A friend of mine just gave me his eagle ultra 2 fish finder still in carrying case. The only problem is when he took it off his boat he didn't get the power cord, mount, or the transducer. Does anyone know where I might be able to find the parts for it? Is it even worth it to buy the parts for it or is it too old?


----------



## Jonboat Jerry (Sep 21, 2012)

Their website is https://www.eaglenav.com
Try contacting their tech support at
If you prefer to call, you can reach us at our toll-free Customer Service line at 1-800-324-1354. Technicians and representatives are available to help you Monday through Friday from 8:15 a.m. to 4:45 p.m. CST, except holidays.
Jerry


----------



## Socal399 (Sep 21, 2012)

Jonboat Jerry said:


> Their website is https://www.eaglenav.com
> Try contacting their tech support at
> If you prefer to call, you can reach us at our toll-free Customer Service line at 1-800-324-1354. Technicians and representatives are available to help you Monday through Friday from 8:15 a.m. to 4:45 p.m. CST, except holidays.
> Jerry



I tries their website. Emailed them and they gave me the model numbers of the items I need by said they are all discontinued and they no longer sell them


----------



## Jonboat Jerry (Sep 22, 2012)

Have you tried searching for the part numbers on the internet?
As a last resort, you might try Custom Cable.
Just found this on EBAY
https://www.ebay.com/itm/EAGLE-FISH-I-D-II-FISH-FINDER-MODEL-HS-WST-TRANSDUCER-/200820924543?_trksid=p4340.m1850&_trkparms=aid%3D222002%26algo%3DSIC.FIT%26ao%3D1%26asc%3D11%26meid%3D2225144398902505693%26pid%3D100011%26prg%3D1005%26rk%3D1%26sd%3D250894105280%26
This unit uses a HS-WST TRANSDUCER ans is similar to Lowrance. Hope this helps......Jerry


----------



## wihil (Sep 26, 2012)

I remember my father had one of the portable Ultra2's - it used two of those huge 6vDC lantern batteries that pressed up on a printed circuit board inside the "waterproof" case and the transducer was an old puck style Lowrance 'ducer on a metal suction cup mount.

You should be able to use a Lowrance 'ducer for it, the connection in the back is the same if memory serves. For power Dad's old unit was just a simple black/red line that plugged in to the rear (can't recall if it was a barrel style or an XLR style connection), either way all it needs is 12vDC, I think I converted his over to use UPS style batteries instead of the old lantern batteries.

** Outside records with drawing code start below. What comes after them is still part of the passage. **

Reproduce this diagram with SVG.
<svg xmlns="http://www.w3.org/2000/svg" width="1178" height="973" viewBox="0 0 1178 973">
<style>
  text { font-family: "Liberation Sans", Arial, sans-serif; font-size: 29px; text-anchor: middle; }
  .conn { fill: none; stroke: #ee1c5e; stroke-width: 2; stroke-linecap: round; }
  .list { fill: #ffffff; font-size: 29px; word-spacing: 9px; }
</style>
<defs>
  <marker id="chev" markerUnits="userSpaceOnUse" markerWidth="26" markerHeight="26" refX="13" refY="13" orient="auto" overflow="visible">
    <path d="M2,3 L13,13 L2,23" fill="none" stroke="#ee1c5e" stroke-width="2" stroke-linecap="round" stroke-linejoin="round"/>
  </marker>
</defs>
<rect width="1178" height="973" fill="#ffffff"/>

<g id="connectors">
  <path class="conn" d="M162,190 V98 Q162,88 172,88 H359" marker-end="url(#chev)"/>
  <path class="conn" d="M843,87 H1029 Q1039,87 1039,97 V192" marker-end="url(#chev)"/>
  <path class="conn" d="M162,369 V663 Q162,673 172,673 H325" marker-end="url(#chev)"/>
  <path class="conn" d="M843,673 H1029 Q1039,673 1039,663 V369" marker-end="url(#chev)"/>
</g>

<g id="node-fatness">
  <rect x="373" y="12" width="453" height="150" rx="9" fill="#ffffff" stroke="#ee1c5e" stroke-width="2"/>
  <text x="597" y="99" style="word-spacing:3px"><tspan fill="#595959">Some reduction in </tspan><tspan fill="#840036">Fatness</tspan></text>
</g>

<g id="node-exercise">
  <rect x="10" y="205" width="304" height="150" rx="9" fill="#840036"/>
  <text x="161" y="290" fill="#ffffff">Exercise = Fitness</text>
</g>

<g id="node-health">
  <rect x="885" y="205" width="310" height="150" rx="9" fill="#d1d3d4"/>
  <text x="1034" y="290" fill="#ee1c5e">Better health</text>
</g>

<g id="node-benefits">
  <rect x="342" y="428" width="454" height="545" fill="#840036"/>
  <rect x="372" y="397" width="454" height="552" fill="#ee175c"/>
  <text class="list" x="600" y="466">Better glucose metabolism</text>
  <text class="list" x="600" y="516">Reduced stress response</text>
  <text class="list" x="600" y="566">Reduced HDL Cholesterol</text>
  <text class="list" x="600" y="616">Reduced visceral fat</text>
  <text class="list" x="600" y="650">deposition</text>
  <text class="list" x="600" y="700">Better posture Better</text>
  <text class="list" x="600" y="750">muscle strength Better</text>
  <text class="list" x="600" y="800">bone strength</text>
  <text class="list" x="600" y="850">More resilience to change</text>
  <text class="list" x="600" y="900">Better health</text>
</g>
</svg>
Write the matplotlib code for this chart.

I think it's buried somewhere in a basement corner of my mom's place, next time I visit I'll see if I can get you some more info.

Any way you look at it, thought - it's going to cost you money if it doesn't have the transducer. I'd tell you to save the money you'd put toward making it work and put it into a modern, inexpensive unit. They'll both have about the same features and the newer unit will likely have a better screen resolution - not to mention a warranty.


----------